## Objective
Copy out the listing that follows, exact in every word, and skip the images.

** Begin Data shown **

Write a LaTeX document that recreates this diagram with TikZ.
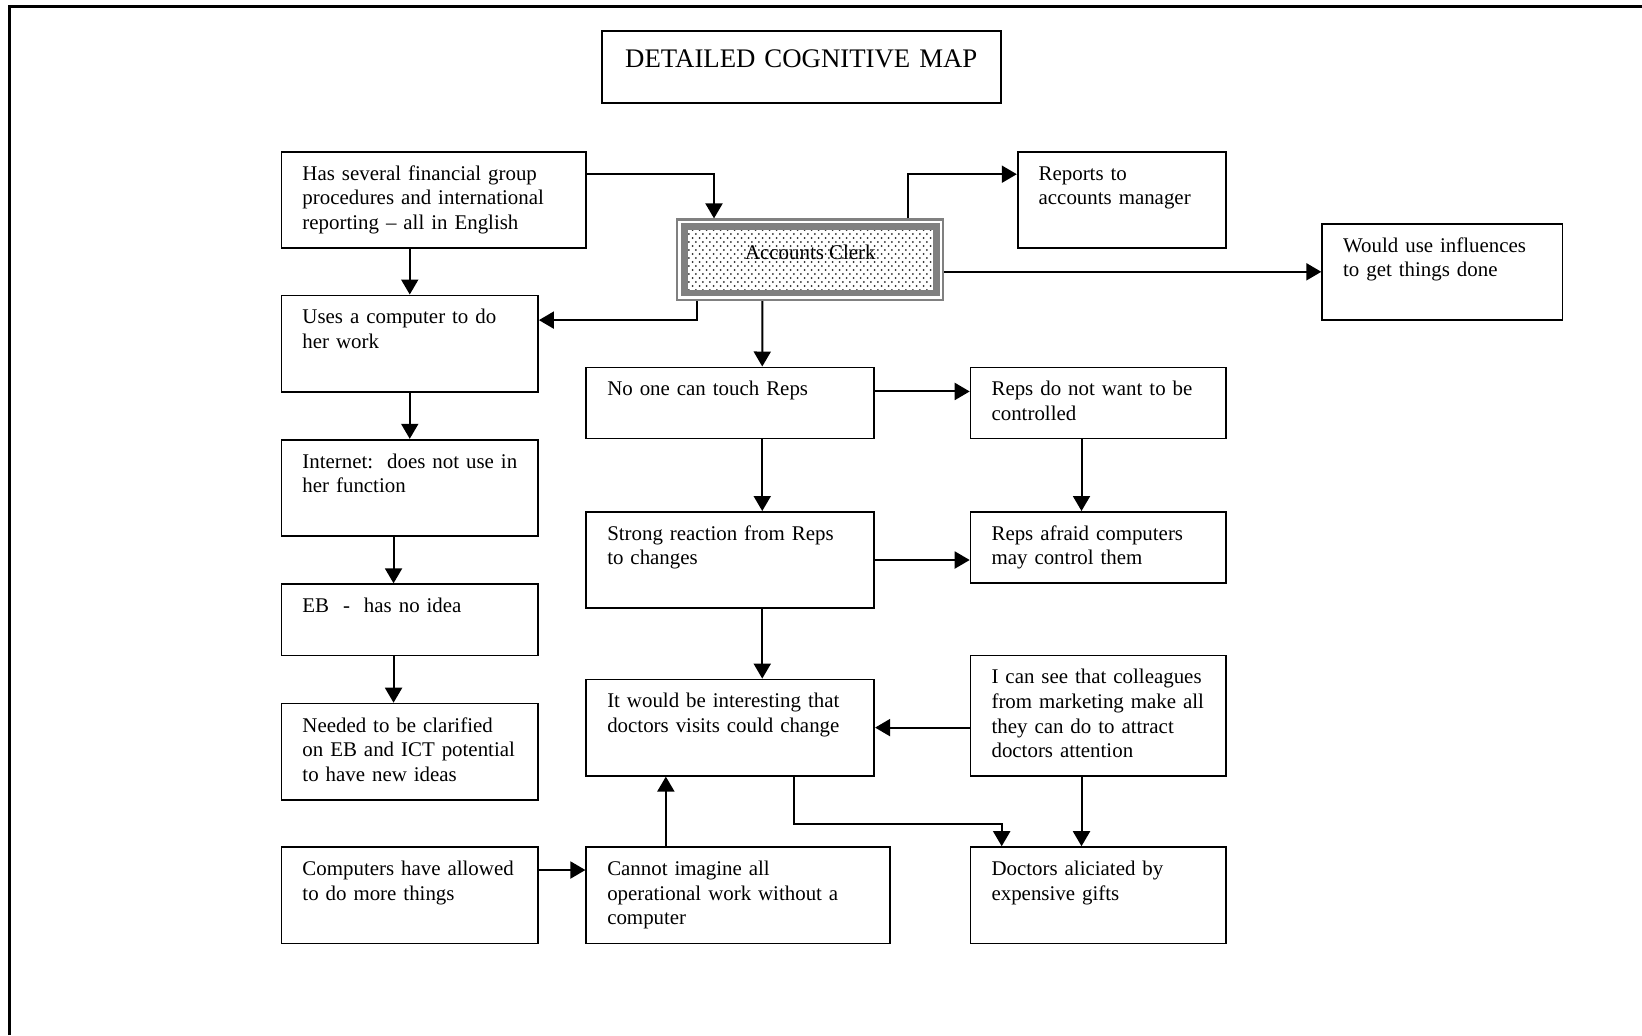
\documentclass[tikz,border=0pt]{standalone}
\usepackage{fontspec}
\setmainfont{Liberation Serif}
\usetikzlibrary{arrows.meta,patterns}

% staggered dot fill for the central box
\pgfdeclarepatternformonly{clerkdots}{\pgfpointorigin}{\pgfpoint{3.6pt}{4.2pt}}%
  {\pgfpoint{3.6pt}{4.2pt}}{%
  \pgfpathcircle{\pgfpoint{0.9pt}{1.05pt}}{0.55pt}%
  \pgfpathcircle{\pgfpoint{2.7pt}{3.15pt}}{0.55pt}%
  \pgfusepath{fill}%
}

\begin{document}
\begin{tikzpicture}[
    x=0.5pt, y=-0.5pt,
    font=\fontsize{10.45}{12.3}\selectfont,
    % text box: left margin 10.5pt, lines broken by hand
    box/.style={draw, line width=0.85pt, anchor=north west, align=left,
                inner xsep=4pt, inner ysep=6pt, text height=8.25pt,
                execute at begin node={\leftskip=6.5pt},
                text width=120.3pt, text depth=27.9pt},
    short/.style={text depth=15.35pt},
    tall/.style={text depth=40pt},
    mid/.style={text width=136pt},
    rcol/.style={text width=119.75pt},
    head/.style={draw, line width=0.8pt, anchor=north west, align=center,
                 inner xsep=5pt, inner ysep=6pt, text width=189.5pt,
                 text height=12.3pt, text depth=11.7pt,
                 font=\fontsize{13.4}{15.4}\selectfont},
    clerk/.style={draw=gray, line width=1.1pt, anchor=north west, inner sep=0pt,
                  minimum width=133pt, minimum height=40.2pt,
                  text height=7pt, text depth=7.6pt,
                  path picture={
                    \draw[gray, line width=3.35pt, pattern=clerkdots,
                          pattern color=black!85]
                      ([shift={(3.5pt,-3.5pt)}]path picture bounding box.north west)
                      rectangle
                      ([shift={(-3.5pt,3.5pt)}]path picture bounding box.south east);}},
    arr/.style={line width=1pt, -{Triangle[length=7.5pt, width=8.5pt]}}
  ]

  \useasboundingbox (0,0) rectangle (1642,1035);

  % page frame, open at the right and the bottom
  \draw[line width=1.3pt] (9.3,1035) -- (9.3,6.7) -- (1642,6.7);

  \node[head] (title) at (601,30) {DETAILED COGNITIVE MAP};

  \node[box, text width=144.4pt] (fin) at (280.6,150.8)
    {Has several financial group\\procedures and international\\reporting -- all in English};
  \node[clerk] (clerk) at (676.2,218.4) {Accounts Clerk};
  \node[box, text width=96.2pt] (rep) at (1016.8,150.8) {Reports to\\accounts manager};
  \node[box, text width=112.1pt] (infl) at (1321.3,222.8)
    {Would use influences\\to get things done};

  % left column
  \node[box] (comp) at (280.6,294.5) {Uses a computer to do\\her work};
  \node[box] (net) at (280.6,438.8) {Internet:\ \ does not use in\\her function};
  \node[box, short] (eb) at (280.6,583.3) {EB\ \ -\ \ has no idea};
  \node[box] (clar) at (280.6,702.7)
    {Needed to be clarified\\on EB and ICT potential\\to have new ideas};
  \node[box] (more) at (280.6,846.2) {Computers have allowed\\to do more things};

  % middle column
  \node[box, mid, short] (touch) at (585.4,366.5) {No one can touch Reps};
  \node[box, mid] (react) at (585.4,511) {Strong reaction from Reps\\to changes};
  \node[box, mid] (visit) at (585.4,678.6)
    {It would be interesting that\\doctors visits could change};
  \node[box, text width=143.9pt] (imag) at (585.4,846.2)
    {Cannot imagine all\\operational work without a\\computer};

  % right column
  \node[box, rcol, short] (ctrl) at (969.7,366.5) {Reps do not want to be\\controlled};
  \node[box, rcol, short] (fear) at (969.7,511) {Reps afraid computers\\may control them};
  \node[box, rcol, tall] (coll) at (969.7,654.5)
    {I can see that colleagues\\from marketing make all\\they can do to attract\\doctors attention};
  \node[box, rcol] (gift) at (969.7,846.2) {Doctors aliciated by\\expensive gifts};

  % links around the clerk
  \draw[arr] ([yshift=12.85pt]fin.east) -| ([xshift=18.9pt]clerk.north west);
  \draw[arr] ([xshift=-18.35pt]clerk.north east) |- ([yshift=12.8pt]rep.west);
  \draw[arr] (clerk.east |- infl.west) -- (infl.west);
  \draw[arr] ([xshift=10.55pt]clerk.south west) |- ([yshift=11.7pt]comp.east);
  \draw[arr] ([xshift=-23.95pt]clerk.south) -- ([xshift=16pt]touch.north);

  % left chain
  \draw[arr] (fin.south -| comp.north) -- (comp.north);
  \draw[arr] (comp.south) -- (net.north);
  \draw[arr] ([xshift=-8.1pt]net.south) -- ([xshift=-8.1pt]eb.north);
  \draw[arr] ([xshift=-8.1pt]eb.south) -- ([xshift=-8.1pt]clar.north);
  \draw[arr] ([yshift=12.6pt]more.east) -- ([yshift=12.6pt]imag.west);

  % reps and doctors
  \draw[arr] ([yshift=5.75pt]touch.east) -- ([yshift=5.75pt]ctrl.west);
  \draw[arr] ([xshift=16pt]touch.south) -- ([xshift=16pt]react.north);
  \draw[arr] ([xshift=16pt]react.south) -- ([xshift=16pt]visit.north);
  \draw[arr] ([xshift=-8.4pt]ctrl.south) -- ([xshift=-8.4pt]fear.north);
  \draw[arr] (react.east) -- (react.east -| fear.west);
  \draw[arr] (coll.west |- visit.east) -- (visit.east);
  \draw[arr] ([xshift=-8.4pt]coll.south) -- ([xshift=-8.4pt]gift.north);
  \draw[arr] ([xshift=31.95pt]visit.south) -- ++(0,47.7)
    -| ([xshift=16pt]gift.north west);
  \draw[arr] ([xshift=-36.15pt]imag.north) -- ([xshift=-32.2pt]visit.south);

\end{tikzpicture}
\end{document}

** End Data shown **

## Result for this exercise
Write a LaTeX document that recreates this diagram with TikZ.
\documentclass[tikz,border=0pt]{standalone}
\usepackage{fontspec}
\setmainfont{Liberation Serif}
\usetikzlibrary{arrows.meta,patterns}

% staggered dot fill for the central box
\pgfdeclarepatternformonly{clerkdots}{\pgfpointorigin}{\pgfpoint{3.6pt}{4.2pt}}%
  {\pgfpoint{3.6pt}{4.2pt}}{%
  \pgfpathcircle{\pgfpoint{0.9pt}{1.05pt}}{0.55pt}%
  \pgfpathcircle{\pgfpoint{2.7pt}{3.15pt}}{0.55pt}%
  \pgfusepath{fill}%
}

\begin{document}
\begin{tikzpicture}[
    x=0.5pt, y=-0.5pt,
    font=\fontsize{10.45}{12.3}\selectfont,
    % text box: left margin 10.5pt, lines broken by hand
    box/.style={draw, line width=0.85pt, anchor=north west, align=left,
                inner xsep=4pt, inner ysep=6pt, text height=8.25pt,
                execute at begin node={\leftskip=6.5pt},
                text width=120.3pt, text depth=27.9pt},
    short/.style={text depth=15.35pt},
    tall/.style={text depth=40pt},
    mid/.style={text width=136pt},
    rcol/.style={text width=119.75pt},
    head/.style={draw, line width=0.8pt, anchor=north west, align=center,
                 inner xsep=5pt, inner ysep=6pt, text width=189.5pt,
                 text height=12.3pt, text depth=11.7pt,
                 font=\fontsize{13.4}{15.4}\selectfont},
    clerk/.style={draw=gray, line width=1.1pt, anchor=north west, inner sep=0pt,
                  minimum width=133pt, minimum height=40.2pt,
                  text height=7pt, text depth=7.6pt,
                  path picture={
                    \draw[gray, line width=3.35pt, pattern=clerkdots,
                          pattern color=black!85]
                      ([shift={(3.5pt,-3.5pt)}]path picture bounding box.north west)
                      rectangle
                      ([shift={(-3.5pt,3.5pt)}]path picture bounding box.south east);}},
    arr/.style={line width=1pt, -{Triangle[length=7.5pt, width=8.5pt]}}
  ]

  \useasboundingbox (0,0) rectangle (1642,1035);

  % page frame, open at the right and the bottom
  \draw[line width=1.3pt] (9.3,1035) -- (9.3,6.7) -- (1642,6.7);

  \node[head] (title) at (601,30) {DETAILED COGNITIVE MAP};

  \node[box, text width=144.4pt] (fin) at (280.6,150.8)
    {Has several financial group\\procedures and international\\reporting -- all in English};
  \node[clerk] (clerk) at (676.2,218.4) {Accounts Clerk};
  \node[box, text width=96.2pt] (rep) at (1016.8,150.8) {Reports to\\accounts manager};
  \node[box, text width=112.1pt] (infl) at (1321.3,222.8)
    {Would use influences\\to get things done};

  % left column
  \node[box] (comp) at (280.6,294.5) {Uses a computer to do\\her work};
  \node[box] (net) at (280.6,438.8) {Internet:\ \ does not use in\\her function};
  \node[box, short] (eb) at (280.6,583.3) {EB\ \ -\ \ has no idea};
  \node[box] (clar) at (280.6,702.7)
    {Needed to be clarified\\on EB and ICT potential\\to have new ideas};
  \node[box] (more) at (280.6,846.2) {Computers have allowed\\to do more things};

  % middle column
  \node[box, mid, short] (touch) at (585.4,366.5) {No one can touch Reps};
  \node[box, mid] (react) at (585.4,511) {Strong reaction from Reps\\to changes};
  \node[box, mid] (visit) at (585.4,678.6)
    {It would be interesting that\\doctors visits could change};
  \node[box, text width=143.9pt] (imag) at (585.4,846.2)
    {Cannot imagine all\\operational work without a\\computer};

  % right column
  \node[box, rcol, short] (ctrl) at (969.7,366.5) {Reps do not want to be\\controlled};
  \node[box, rcol, short] (fear) at (969.7,511) {Reps afraid computers\\may control them};
  \node[box, rcol, tall] (coll) at (969.7,654.5)
    {I can see that colleagues\\from marketing make all\\they can do to attract\\doctors attention};
  \node[box, rcol] (gift) at (969.7,846.2) {Doctors aliciated by\\expensive gifts};

  % links around the clerk
  \draw[arr] ([yshift=12.85pt]fin.east) -| ([xshift=18.9pt]clerk.north west);
  \draw[arr] ([xshift=-18.35pt]clerk.north east) |- ([yshift=12.8pt]rep.west);
  \draw[arr] (clerk.east |- infl.west) -- (infl.west);
  \draw[arr] ([xshift=10.55pt]clerk.south west) |- ([yshift=11.7pt]comp.east);
  \draw[arr] ([xshift=-23.95pt]clerk.south) -- ([xshift=16pt]touch.north);

  % left chain
  \draw[arr] (fin.south -| comp.north) -- (comp.north);
  \draw[arr] (comp.south) -- (net.north);
  \draw[arr] ([xshift=-8.1pt]net.south) -- ([xshift=-8.1pt]eb.north);
  \draw[arr] ([xshift=-8.1pt]eb.south) -- ([xshift=-8.1pt]clar.north);
  \draw[arr] ([yshift=12.6pt]more.east) -- ([yshift=12.6pt]imag.west);

  % reps and doctors
  \draw[arr] ([yshift=5.75pt]touch.east) -- ([yshift=5.75pt]ctrl.west);
  \draw[arr] ([xshift=16pt]touch.south) -- ([xshift=16pt]react.north);
  \draw[arr] ([xshift=16pt]react.south) -- ([xshift=16pt]visit.north);
  \draw[arr] ([xshift=-8.4pt]ctrl.south) -- ([xshift=-8.4pt]fear.north);
  \draw[arr] (react.east) -- (react.east -| fear.west);
  \draw[arr] (coll.west |- visit.east) -- (visit.east);
  \draw[arr] ([xshift=-8.4pt]coll.south) -- ([xshift=-8.4pt]gift.north);
  \draw[arr] ([xshift=31.95pt]visit.south) -- ++(0,47.7)
    -| ([xshift=16pt]gift.north west);
  \draw[arr] ([xshift=-36.15pt]imag.north) -- ([xshift=-32.2pt]visit.south);

\end{tikzpicture}
\end{document}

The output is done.